Lead response time is one of the most measurable improvements. Studies consistently show that responding to an inbound lead within five minutes increases qualification rates by over 80% compared to responding after 30 minutes. Manual processes rarely achieve sub-five-minute response. Automation does it every time.

The metric to watch most closely isn’t volume – it’s velocity. How fast are qualified deals moving through each stage? That number predicts revenue before it’s closed.

Frequently Asked Questions

What is sales pipeline automation?
Sales pipeline automation is the use of software and AI to handle repetitive tasks across the sales process – including lead routing, follow-up sequences, stage progression alerts, and data enrichment – so that reps can focus on the conversations that drive decisions.

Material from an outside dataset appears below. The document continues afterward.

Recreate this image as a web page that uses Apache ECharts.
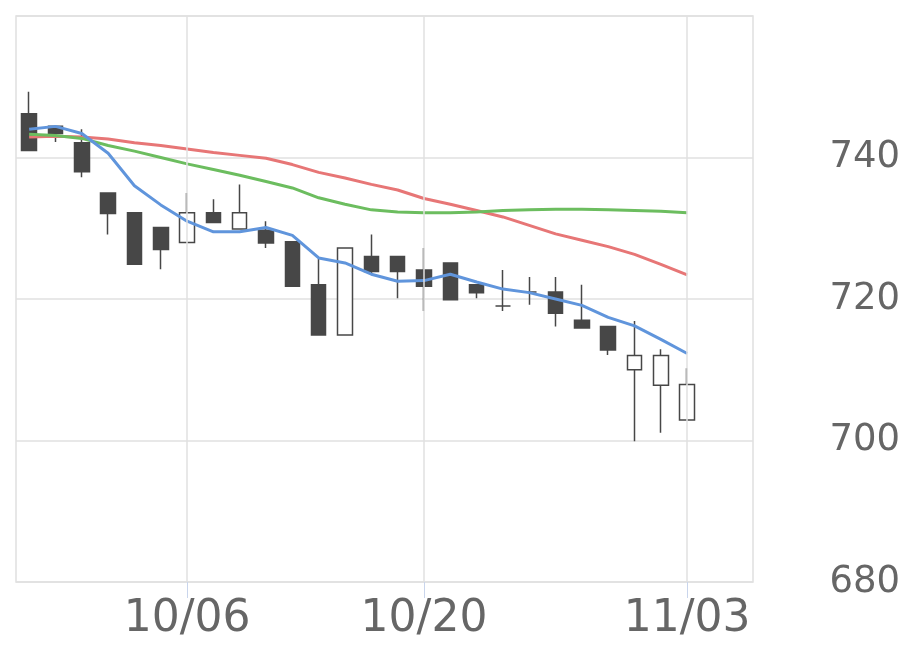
<!DOCTYPE html>
<html>
<head>
<meta charset="utf-8">
<script src="https://cdn.jsdelivr.net/npm/echarts@6/dist/echarts.min.js"></script>
<style>
html,body{margin:0;padding:0;background:#fff;}
#chart{width:920px;height:669px;}
</style>
</head>
<body>
<div id="chart"></div>
<script>
// Categories (trading days) — last two are empty padding slots
const dates = ['09/26','09/29','09/30','10/01','10/02','10/03','10/06','10/07','10/08','10/09','10/10','10/14','10/15','10/16','10/17','10/20','10/21','10/22','10/23','10/24','10/27','10/28','10/29','10/30','10/31','11/03','11/04','11/05'];
const shownLabels = ['10/06','10/20','11/03'];

const openV  = [746.2,744.4,742.1,735.0,732.2,730.1,728.0,732.2,729.9,729.7,728.1,722.0,714.9,726.0,726.0,724.1,725.1,722.0,719.0,721.0,721.0,717.0,716.1,710.0,707.8,702.9];
const closeV = [741.0,743.4,738.0,732.1,724.9,727.0,732.2,730.8,732.2,727.9,721.8,714.9,727.2,723.9,723.9,721.8,719.9,720.9,719.0,721.0,718.0,715.9,712.8,712.0,712.0,707.9];
const lowV   = [741.0,742.2,737.2,729.1,724.9,724.2,728.0,730.8,729.9,727.2,721.8,714.9,714.9,723.6,720.1,718.3,719.9,720.1,718.3,719.2,716.1,715.9,712.1,699.9,701.1,702.9];
const highV  = [749.3,744.5,744.0,735.0,732.2,730.1,735.0,734.1,736.2,731.0,728.1,725.7,727.2,729.1,726.0,727.2,725.1,722.0,724.1,723.1,723.1,722.0,716.1,716.9,712.9,710.2];

const maShort = [744.0,744.4,743.4,740.6,736.0,733.3,731.0,729.5,729.5,730.1,729.0,725.8,725.1,723.5,722.5,722.6,723.5,722.4,721.4,720.9,720.0,719.1,717.4,716.2,714.3,712.3];
const maMid   = [743.3,743.1,742.7,741.7,740.9,740.0,739.1,738.3,737.5,736.6,735.7,734.3,733.4,732.6,732.3,732.2,732.2,732.3,732.5,732.6,732.7,732.7,732.6,732.5,732.4,732.2];
const maLong  = [742.9,743.0,742.9,742.6,742.1,741.7,741.2,740.7,740.3,739.9,739.0,737.9,737.1,736.2,735.4,734.2,733.4,732.5,731.6,730.4,729.2,728.3,727.4,726.3,724.9,723.4];

const yMin = 680, yMax = 760, yStep = 20;

const candleData = openV.map((o, i) => [o, closeV[i], lowV[i], highV[i]]);

const chart = echarts.init(document.getElementById('chart'), null, {renderer: 'canvas'});
const isShown = (idx, val) => shownLabels.indexOf(val) >= 0;

chart.setOption({
  animation: false,
  backgroundColor: '#ffffff',
  textStyle: {fontFamily: 'DejaVu Sans'},
  grid: {
    left: 16, top: 16, right: 167, bottom: 87,
    show: true, borderColor: '#e0e0e0', borderWidth: 1.5, backgroundColor: 'transparent'
  },
  xAxis: {
    type: 'category',
    data: dates,
    boundaryGap: true,
    axisLine: {show: false},
    axisTick: {show: true, alignWithLabel: true, interval: isShown, length: 16, lineStyle: {color: '#c9d5ec', width: 1}},
    axisLabel: {interval: isShown, color: '#666666', fontSize: 44, margin: 16, fontFamily: 'DejaVu Sans'},
    splitLine: {show: false}
  },
  yAxis: {
    type: 'value',
    position: 'right',
    min: yMin, max: yMax, interval: yStep,
    axisLine: {show: false},
    axisTick: {show: false},
    splitLine: {show: true, lineStyle: {color: '#e0e0e0', width: 1.5}},
    axisLabel: {
      color: '#666666', fontSize: 37, align: 'right', margin: 147, fontFamily: 'DejaVu Sans',
      formatter: v => (v === yMax ? '' : String(v))
    }
  },
  series: [
    {
      type: 'line', data: [], z: 1, silent: true,
      markLine: {
        silent: true, symbol: ['none', 'none'], label: {show: false},
        lineStyle: {color: '#e0e0e0', width: 1.5, type: 'solid'},
        emphasis: {disabled: true},
        data: shownLabels.map(d => ({xAxis: d}))
      }
    },
    {
      type: 'candlestick',
      data: candleData,
      barWidth: 15,
      z: 2,
      itemStyle: {
        color: '#ffffff', color0: '#474747',
        borderColor: '#474747', borderColor0: '#474747',
        borderWidth: 1.5
      }
    },
    {type: 'line', data: maLong, symbol: 'none', smooth: false, lineStyle: {color: '#e77676', width: 3}, z: 3},
    {type: 'line', data: maMid, symbol: 'none', smooth: false, lineStyle: {color: '#6cbd5f', width: 3}, z: 3},
    {type: 'line', data: maShort, symbol: 'none', smooth: false, lineStyle: {color: '#6095dc', width: 3}, z: 3}
  ]
});
</script>
</body>
</html>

How long does it take to see results from pipeline automation?
Most teams begin to see measurable improvements in lead response time and stage conversion rates within 30–60 days of implementation. Larger gains in cycle length and win rate typically become visible at the 90–180 day mark, once the system has enough data to optimize trigger logic and scoring models.

Which CRM platforms support pipeline automation?
HubSpot, Salesforce, and Pipedrive all support robust pipeline automation through native workflow builders and integrations with tools like Outreach, Salesloft, and Apollo. The platform matters less than the quality of the data flowing through it – clean, enriched contact records are a prerequisite for automation to work as intended.

Building Automation That Compounds Over Time

The best sales pipeline automation systems are built to improve as they run. Every deal closed – or lost – adds data that sharpens scoring models, refines trigger timing, and surfaces which sequences convert for which segments.

Start with the highest-friction stage in your current pipeline. Automate it properly, measure it for 60 days, then move to the next one. That’s how you build a revenue system that doesn’t depend on individual rep performance or perfect market conditions to deliver consistent results.